Tunnel vision: the light at the end of the tunnel
In parts 1 and 2, I discussed how organisations deal with risks that impact the realisation of programme benefits, but which are not derived from within the programme itself. We examined case studies of very large, long term programmes which, despite delivering the capabilities planned, failed to deliver benefits. Diagnosing what went wrong, we narrowed our focus to risks of disruptive change in the market, which negate benefits, and to flawed assumptions in how outputs, outcomes and capabilities should lead to benefits.
Having distinguished this subset of risks, what can be done to address them and what guidance do P3M methodologies offer? A review of mainstream textbooks turns up a limited amount. True, "Managing Successful Programmes" (MSP) takes the stance that it is at programme or portfolio levels that Benefits Realisation traditionally lives, and therefore MSP has most to say on the issue. Benefits Mapping is advocated to identify risks, and the risk-benefit interaction is clearly communicated. However, MSP does not distinguish between internal risks to benefits (also risks to delivery) versus those in our subset. A scattering of comments across the benefits section of MSP warn of ‘overlooking strategic and long-term issues’, mapping external dependencies effecting benefits, and monitoring ‘changes in the business environment’, but none use risk-specific language nor are they collated under risk as a heading. MSP falls just short of drawing them together or offering a joined-up approach to addressing the problem.
Is this, then, an under-prioritised area? Whilst there may be a shortage of mainstream literature, there are several practices and concepts which are likely to be helpful:
- Rigour and clarity at the outset; organisations spend resource and time modelling costs, perhaps because cost is relatively easy to understand, but do they apply the same discipline to understanding benefits?
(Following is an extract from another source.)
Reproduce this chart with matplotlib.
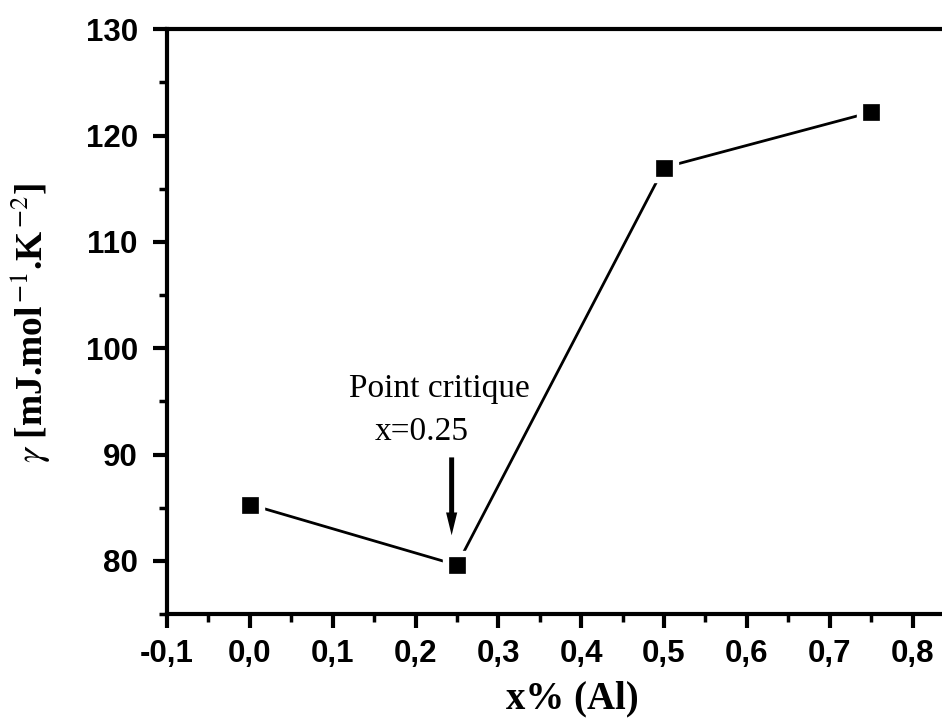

Benefits should align to strategic objectives, be well defined (quantified if possible) to allow a solid baseline, and crucially form the starting point for projects, before selecting approach or solution. They should not be fleshed out retrospectively to 'justify' an idea already created.
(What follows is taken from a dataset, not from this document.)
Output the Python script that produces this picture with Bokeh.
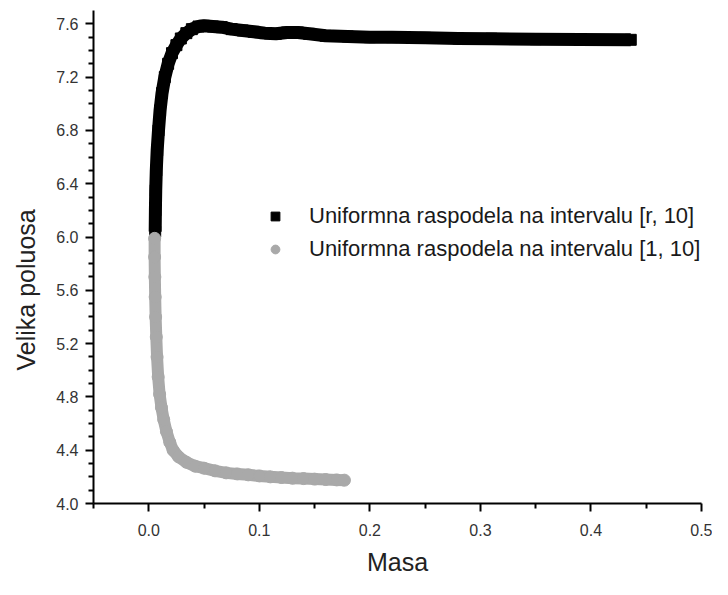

- Apply Systems Thinking on benefits; Provide comprehensive benefits mapping and profiling, with more rigorous recording and testing of assumptions about how outcomes will deliver benefits. This may also include Sensitivity Analysis, to identify where benefits are particularly fragile. This approach can draw out risks to benefits that may not be immediately obvious.
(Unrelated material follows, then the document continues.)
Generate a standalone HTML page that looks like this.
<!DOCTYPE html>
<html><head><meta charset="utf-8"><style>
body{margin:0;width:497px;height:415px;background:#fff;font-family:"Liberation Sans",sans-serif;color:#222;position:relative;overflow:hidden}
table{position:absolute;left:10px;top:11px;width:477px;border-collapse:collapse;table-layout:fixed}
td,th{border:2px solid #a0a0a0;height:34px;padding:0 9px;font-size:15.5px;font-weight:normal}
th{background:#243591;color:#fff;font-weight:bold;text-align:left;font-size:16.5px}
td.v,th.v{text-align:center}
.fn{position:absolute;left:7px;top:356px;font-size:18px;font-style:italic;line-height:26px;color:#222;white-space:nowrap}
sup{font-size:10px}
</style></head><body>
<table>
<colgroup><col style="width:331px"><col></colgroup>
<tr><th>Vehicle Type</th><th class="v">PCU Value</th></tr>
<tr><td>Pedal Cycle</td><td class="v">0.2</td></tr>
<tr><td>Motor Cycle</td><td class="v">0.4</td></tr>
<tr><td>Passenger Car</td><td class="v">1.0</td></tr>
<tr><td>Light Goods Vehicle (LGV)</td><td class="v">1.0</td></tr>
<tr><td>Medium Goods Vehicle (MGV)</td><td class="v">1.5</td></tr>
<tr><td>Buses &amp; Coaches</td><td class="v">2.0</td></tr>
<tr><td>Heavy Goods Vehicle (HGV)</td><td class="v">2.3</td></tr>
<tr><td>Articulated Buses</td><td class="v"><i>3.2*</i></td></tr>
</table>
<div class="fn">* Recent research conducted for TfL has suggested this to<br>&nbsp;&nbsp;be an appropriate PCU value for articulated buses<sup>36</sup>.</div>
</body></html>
- Increase profile and regularly review; Ensure your governance, and your reporting, puts benefits front and centre in stakeholders' minds. Alongside those benefits, monitor the risks to them, and early warning indicators. Encourage stakeholders to revisit benefits regularly, not just when approving the Business Case, but as part of the reporting drumbeat.
- Use an 'agile' (not necessarily AGILE) approach; This may not be easy on major infrastructure, or defence projects for example. But even here, if elements of the solution can leave latitude (and budget) for controlled change in specific areas, and if there is a willingness to experiment and defer decisions, then it may allow the outputs to evolve to be more fit for purpose on delivery. For example, a warship will take many years to develop, but the specification for some weapons, countermeasures, sensors or systems onboard could evolve in parallel with outside threats and new technological opportunities. Such approaches must be supported by appropriately flexible contracting and the right skills and toolsets.
- Tackle the cultural barriers; Such as a lack of willingness (or courage) to change direction on major, politically exposed initiatives; a lack of incentivisation to prioritise long term benefits (senior stakeholders' tenures may be much shorter than the project lifespan and there may be pressure for 'quick wins'). Success requires a mature, open organisational culture with a sustainable and long term strategic focus.
In summary, addressing these challenges undoubtedly involves 'doing the basics right', but in some cases will also require new approaches and a change in mindset. The above suggestions are a starting point and I hope will stimulate further discussion. BMT is always happy to engage with professionals and organisations to learn more about their own experiences and challenges in this field.
I hope you have found this blog series informative, and I welcome any comments and experiences you may wish to share.